It's a few days since all the excitement of the celebrations of the 70th anniversary of VE Day at the weekend but 96-year-old Steve Cunningham still can’t get over it.
Steve, who was called up into the Royal Marines in October 1939, a month after WW2 began, was one of a small band of ex-servicemen feted in London.
The Almondbury man said he enjoyed a rapturous reception in the capital which included a brief chat with Camilla the Duchess of Cornwall and Prince Charles personally thanking him for his efforts all those decades ago.
He is used to some fame – he has been viewed more than 300,000 on YouTube playing the harmonica.

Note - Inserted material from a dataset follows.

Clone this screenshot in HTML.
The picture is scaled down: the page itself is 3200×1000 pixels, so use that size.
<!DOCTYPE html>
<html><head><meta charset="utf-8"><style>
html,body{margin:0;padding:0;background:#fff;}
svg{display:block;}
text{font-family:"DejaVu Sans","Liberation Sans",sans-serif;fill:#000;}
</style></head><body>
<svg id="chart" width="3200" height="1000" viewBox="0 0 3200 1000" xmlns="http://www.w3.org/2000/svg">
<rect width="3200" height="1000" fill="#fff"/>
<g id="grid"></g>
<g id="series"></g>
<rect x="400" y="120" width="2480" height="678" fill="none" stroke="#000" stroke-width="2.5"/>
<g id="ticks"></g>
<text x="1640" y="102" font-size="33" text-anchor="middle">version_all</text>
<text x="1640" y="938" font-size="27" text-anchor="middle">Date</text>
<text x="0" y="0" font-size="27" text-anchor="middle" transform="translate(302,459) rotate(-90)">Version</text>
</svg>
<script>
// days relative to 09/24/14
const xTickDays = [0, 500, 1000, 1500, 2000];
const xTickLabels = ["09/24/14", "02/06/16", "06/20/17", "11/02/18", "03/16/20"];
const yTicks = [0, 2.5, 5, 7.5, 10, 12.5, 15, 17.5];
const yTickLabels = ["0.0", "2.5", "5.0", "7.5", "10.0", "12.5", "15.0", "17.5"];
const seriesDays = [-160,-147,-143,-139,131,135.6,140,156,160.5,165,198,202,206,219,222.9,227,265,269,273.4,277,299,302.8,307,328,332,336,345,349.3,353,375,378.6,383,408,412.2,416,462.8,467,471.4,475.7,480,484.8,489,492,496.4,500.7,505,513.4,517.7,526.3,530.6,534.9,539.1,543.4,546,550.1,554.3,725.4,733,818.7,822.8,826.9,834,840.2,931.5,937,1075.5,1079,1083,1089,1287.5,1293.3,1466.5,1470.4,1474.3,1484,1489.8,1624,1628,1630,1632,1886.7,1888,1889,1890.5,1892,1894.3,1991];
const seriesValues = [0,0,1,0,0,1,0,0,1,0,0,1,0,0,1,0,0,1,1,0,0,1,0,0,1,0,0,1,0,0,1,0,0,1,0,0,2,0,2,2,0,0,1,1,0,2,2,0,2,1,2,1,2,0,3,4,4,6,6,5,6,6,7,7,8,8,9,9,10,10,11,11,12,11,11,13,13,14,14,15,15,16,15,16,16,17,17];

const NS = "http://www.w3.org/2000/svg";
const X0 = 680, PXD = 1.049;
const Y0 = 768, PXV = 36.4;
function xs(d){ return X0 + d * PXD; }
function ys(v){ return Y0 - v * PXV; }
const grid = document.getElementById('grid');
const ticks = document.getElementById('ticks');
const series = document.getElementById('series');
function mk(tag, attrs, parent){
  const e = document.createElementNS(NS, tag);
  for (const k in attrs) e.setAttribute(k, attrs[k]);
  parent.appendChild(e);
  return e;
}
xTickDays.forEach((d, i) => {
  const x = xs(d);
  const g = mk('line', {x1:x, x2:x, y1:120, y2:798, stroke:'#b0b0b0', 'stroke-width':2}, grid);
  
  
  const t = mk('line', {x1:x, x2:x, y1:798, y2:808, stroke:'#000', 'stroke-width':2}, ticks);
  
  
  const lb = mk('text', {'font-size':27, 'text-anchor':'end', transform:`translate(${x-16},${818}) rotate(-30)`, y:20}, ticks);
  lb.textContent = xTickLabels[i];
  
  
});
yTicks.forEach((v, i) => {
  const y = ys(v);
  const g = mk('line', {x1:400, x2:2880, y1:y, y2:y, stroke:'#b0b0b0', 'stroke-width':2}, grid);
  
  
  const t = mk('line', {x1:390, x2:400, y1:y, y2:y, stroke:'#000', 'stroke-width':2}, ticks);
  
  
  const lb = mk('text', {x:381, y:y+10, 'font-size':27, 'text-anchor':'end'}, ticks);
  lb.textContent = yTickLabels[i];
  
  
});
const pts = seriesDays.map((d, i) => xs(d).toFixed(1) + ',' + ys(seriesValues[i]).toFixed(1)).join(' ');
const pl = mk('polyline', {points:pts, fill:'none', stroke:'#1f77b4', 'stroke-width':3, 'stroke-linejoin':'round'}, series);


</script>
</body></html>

The capital hosted three days of events to mark the anniversary, seven decades after the announcement that Germany had offered the unconditional surrender to the Allies that brought about the end of the war in Europe on May 8, 1945.
And there were around 1,000 military veterans at Westminster Abbey for a special service to mark the 70th anniversary of VE Day attended by the Queen, senior members of the Royal family, Prime Minister David Cameron and his wife Samantha.

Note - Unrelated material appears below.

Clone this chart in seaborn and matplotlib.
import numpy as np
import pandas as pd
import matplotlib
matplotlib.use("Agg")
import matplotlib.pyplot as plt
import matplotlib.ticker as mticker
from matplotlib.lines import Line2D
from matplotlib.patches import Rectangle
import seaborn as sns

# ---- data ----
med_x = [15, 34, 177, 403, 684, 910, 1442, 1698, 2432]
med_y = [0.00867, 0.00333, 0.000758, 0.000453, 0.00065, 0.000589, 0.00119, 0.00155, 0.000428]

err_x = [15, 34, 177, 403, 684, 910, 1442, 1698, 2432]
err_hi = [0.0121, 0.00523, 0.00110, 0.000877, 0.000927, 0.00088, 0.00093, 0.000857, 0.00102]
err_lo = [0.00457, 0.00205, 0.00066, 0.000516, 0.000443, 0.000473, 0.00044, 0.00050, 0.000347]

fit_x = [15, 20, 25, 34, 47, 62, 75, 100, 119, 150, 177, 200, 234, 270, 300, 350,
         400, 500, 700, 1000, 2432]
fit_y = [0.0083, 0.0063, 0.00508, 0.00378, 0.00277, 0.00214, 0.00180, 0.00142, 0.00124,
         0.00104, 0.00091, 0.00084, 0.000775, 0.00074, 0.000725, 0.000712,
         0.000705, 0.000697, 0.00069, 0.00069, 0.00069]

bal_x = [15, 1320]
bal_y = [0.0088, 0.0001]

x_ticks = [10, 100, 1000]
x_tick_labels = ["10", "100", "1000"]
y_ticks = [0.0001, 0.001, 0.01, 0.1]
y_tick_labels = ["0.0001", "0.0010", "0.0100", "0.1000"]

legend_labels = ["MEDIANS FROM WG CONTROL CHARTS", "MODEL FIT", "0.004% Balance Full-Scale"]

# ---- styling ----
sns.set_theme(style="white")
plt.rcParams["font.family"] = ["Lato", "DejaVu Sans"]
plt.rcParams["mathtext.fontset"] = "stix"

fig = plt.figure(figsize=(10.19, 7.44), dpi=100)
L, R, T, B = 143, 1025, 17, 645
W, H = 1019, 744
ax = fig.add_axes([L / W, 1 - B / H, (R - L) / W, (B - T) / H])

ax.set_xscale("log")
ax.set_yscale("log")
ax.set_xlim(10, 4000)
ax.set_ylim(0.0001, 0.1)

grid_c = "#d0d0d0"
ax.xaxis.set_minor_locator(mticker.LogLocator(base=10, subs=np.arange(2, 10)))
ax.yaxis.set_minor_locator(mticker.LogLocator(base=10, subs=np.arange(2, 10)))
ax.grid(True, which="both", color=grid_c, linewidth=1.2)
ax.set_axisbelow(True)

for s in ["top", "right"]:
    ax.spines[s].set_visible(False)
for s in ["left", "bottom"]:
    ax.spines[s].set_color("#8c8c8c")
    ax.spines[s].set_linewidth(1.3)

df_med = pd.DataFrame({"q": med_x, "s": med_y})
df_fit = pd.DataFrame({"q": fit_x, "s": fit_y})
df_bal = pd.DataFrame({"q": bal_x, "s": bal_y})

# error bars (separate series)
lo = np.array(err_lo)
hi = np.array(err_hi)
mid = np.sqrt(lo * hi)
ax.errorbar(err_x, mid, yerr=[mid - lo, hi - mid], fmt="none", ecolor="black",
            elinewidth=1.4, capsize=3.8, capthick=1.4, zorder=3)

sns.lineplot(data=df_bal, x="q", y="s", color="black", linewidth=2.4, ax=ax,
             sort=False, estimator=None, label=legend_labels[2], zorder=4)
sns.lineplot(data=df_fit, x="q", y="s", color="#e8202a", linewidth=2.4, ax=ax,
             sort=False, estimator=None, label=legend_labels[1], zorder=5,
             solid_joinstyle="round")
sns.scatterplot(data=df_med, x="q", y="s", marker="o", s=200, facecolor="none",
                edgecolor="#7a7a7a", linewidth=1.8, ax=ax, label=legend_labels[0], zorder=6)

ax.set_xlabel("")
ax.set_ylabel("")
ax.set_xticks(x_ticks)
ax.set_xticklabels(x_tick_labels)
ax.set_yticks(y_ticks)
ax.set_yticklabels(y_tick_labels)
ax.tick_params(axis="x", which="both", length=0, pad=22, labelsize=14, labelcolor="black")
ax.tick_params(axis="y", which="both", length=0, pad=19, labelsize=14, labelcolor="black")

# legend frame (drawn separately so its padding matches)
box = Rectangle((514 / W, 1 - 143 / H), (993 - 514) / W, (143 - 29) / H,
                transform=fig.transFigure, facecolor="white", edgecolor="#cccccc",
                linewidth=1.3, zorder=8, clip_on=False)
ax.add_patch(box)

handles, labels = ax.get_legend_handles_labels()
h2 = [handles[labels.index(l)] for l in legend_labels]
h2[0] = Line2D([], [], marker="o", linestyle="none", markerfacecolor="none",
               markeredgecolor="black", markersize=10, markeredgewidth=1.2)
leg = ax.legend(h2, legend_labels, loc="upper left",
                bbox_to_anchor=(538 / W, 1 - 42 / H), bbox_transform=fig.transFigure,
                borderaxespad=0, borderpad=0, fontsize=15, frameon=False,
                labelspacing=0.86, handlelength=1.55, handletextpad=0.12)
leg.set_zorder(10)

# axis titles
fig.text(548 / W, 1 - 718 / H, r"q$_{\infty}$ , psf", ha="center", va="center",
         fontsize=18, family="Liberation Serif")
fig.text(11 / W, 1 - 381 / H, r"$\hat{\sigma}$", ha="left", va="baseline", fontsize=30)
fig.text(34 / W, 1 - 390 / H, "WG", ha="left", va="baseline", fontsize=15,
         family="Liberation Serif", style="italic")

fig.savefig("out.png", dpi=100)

Huge crowds gathered to watch a military parade pass through Westminster towards Buckingham Palace before the Red Arrows flypast.

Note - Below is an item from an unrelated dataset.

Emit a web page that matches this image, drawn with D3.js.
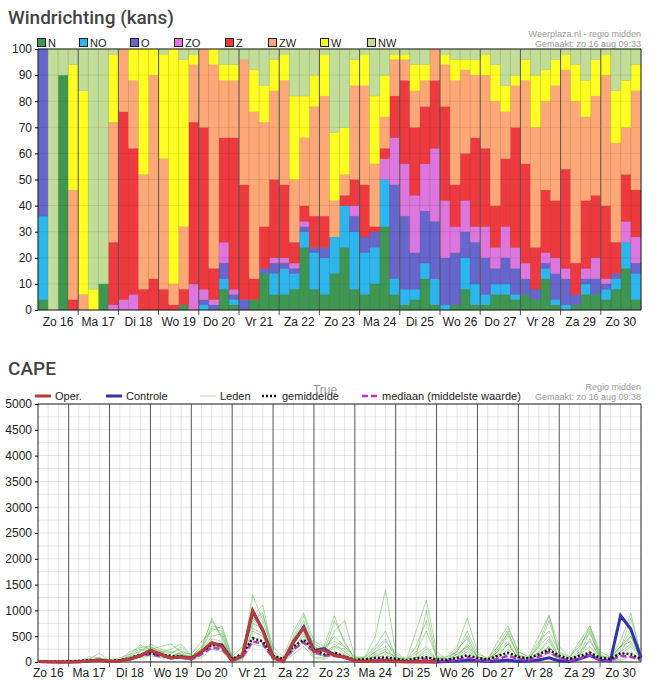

Steve said: “It was an absolutely marvellous day and I loved every minute of it. It was the most exciting thing that I have ever seen. It will live with me for the rest of my life.
“I have never seen young people react to me like that before.
“Lady Camilla came and had a chat with me, Prince Charles thanked me for all my service and the Lieutenant General of the Royal Marines made a right fuss of me.
“It was amazing. Fame at last at 96!
“I have never experienced anything like that in my life before. It was quite extraordinary, especially after all these years.”
After six years there was a nail hammered on to a white-washed wall for him to hang his coat on – and that was it.
A poor reception for a man who had suffered dysentery, yellow fever and malaria and lost six stone while serving his country as well as being bitten in the foot by a poisonous millipede as he lay in a coma. He was sent to Senegal as part of an ill-fated attempt to oust the Vichy French from the African colony.
During the later stages of the war Steve broke his hand when it was hit by a rifle and so was a signal instructor in the run-up to D-Day. He met Churchill, General de Gaulle and the King while serving at Scapa Flow in Scotland.
And he also has proud memories of being part of a top-secret deployment of Marines to Pembroke in Wales to intercept a potential German invasion of Ireland.
And how many people can boast of meeting one of England’s greatest authors, Evelyn Waugh, who was a battalion intelligence officer at the time?
Although the famously snobbish Waugh was not to everyone’s tastes Steve only has fond memories saying: “He was a hilarious man with a great laugh. He knew how to get on with everyone, even though he was an officer.”
Steve is now a widower after two marriages and has two sons, a stepson, seven grandchildren and three great grandchildren.